I'm slowly decluttering a lifetime of what has become miscellaneous tatt too, not everything is of a suitable condition to donate, so those have to be binned. Even where it is in good condition, there's also not a huge amount of donations points for every type of item. Life is too short and my time/energy too precious to go driving across town, doing the rounds of multiple charity shops, trying to find one that's accepting donations of what I have. Nope. If I'm not certain it'll be taken by the one I drive past en-route to the supermarket, then depending on what it's made of it's going either into recycling or into the main bin.
I have a kitchen with no space for additional bins, so recycling sits around in the way until it's taken out in the morning. I don't recycle food waste, partly for this reason and partly because I have hardly any, preferring to eat my food than waste it. But also because I find the concept of semi decaying food, just sitting there on my kitchen worktop stinking the kitchen out, to be utterly revolting. As is cleaning the bin it's stored in. No thanks, it goes in the main bin, the mini bin sits abandoned in the yard and I have my worktop space back.
Living several floors up, I'm not carrying that vase of mouldy and half-dead flowers downstairs, out across the drive and into the garden waste recycling bin either, shedding petals and leaves across the floor of my home with each step I take, so I can have the pleasure of cleaning that up upon my return. Nope! I'm walking the few paces from my windowsill to my bin and it's going in there.

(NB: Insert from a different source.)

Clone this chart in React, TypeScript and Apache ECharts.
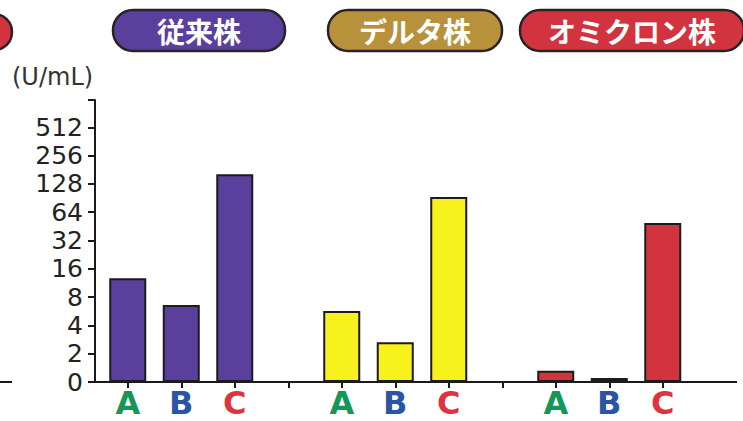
import React, { useEffect, useRef } from "react";
import * as echarts from "echarts";

const strains = ["従来株", "デルタ株", "オミクロン株"];
const groupLabels = ["A", "B", "C"];
const conventional = [12.7, 6.6, 162];
const delta = [5.7, 2.65, 93];
const omicron = [1.32, 1.1, 49];
const yTicks = [1, 2, 4, 8, 16, 32, 64, 128, 256, 512];
const unitLabel = "(U/mL)";

const labelColors: Record<string, string> = { A: "#16975a", B: "#2a55a5", C: "#e0323f" };
const barColors = ["#5b3f9d", "#f7f11e", "#d2343f"];
const pillColors = ["#5b3f9d", "#b8923b", "#d2343f"];

export default function App() {
  const ref = useRef<HTMLDivElement>(null);
  useEffect(() => {
    if (!ref.current) return;
    const chart = echarts.init(ref.current, null, { renderer: "svg" });
    const groups = [conventional, delta, omicron];
    const cats: any[] = [];
    groups.forEach((_, gi) => {
      groupLabels.forEach((l) => cats.push({ value: l, textStyle: { color: labelColors[l] } }));
      if (gi < groups.length - 1) cats.push({ value: " " });
    });
    const series = groups.map((vals, gi) => {
      const data: any[] = cats.map(() => "-");
      vals.forEach((v, i) => {
        data[gi * 4 + i] = v;
      });
      return {
        type: "bar",
        name: strains[gi],
        data,
        barWidth: 37,
        barGap: "-100%",
        itemStyle: { color: barColors[gi], borderColor: "#1e1a1e", borderWidth: 2 },
      };
    });
    const pillX = [113, 328, 520];
    const pillW = [172, 174, 224];
    const pills: any[] = strains.map((s, i) => ({
      type: "group",
      children: [
        {
          type: "rect",
          shape: { x: pillX[i], y: 10, width: pillW[i], height: 41, r: 20 },
          style: { fill: pillColors[i], stroke: "#2a2226", lineWidth: 2.5 },
        },
        {
          type: "text",
          x: pillX[i] + pillW[i] / 2,
          y: 31,
          style: {
            text: s,
            fill: "#ffffff",
            font: "bold 28px 'Noto Sans CJK JP'",
            align: "center",
            verticalAlign: "middle",
          },
        },
      ],
    }));
    chart.setOption({
      animation: false,
      grid: { left: 101, right: 53.5, top: 100, bottom: 39, containLabel: false },
      xAxis: {
        type: "category",
        data: cats,
        axisLine: { lineStyle: { color: "#1a1a1a", width: 2 } },
        axisTick: {
          show: true,
          alignWithLabel: true,
          length: 6,
          interval: 0,
          lineStyle: { color: "#1a1a1a", width: 2 },
        },
        axisLabel: {
          interval: 0,
          margin: 5,
          fontSize: 32,
          fontWeight: "bold",
          fontFamily: "DejaVu Sans",
        },
      },
      yAxis: {
        type: "log",
        logBase: 2,
        min: 1,
        max: 1000,
        offset: 6,
        splitLine: { show: false },
        axisLine: { show: true, lineStyle: { color: "#1a1a1a", width: 2 } },
        axisTick: { show: true, length: 7, lineStyle: { color: "#1a1a1a", width: 2 } },
        axisLabel: {
          margin: 12,
          fontSize: 25,
          fontFamily: "DejaVu Sans",
          color: "#222",
          formatter: (v: number) => {
            const r = Math.round(v);
            if (r === 1) return "0";
            return yTicks.indexOf(r) >= 0 ? String(r) : "";
          },
        },
      },
      graphic: [
        ...pills,
        {
          type: "circle",
          shape: { cx: -6, cy: 32, r: 18 },
          style: { fill: "#d2343f", stroke: "#2a2226", lineWidth: 2.5 },
        },
        {
          type: "line",
          shape: { x1: 0, y1: 382, x2: 12, y2: 382 },
          style: { stroke: "#1a1a1a", lineWidth: 2 },
        },
        {
          type: "line",
          shape: { x1: 88, y1: 382, x2: 102, y2: 382 },
          style: { stroke: "#1a1a1a", lineWidth: 2 },
        },
        {
          type: "line",
          shape: { x1: 688, y1: 382, x2: 737, y2: 382 },
          style: { stroke: "#1a1a1a", lineWidth: 2 },
        },
        {
          type: "text",
          x: 12,
          y: 77,
          style: {
            text: unitLabel,
            fill: "#333",
            font: "24px 'DejaVu Sans'",
            align: "left",
            verticalAlign: "middle",
          },
        },
      ],
      series,
    });
    return () => chart.dispose();
  }, []);
  return (
    <div
      ref={ref}
      style={{ position: "fixed", left: 0, top: 0, width: 743, height: 421, background: "#fff" }}
    />
  );
}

If I have something big to get rid of -instead of cramming it into my car, faffing around with the necessary appointment bookings, then driving across town 45min to the tip on the designated day and hoping not to miss this prearranged deadline, there to bust a gut heaving it out of the car and into the relevant big bin. Or paying the council £20 each time for a special item collection to come get it. If I can easily do so, I'll break it up myself instead and put it bit by bit into the main bin, when there's space.
You only need a few deliveries one week to generate enough packaging that needs binning, for the main bin to be rammed full by collection day.
One of my neighbours is 80, has a bad heart and is not dragging multiple bins out to the kerb, everything they have goes into the main bin, no recycling there.
Another neighbour has lost patience and revolted, stopped recycling at all and once their main bin is nearing full, either has a bonfire or puts everything that will physically burn into their wood burner, depending on season.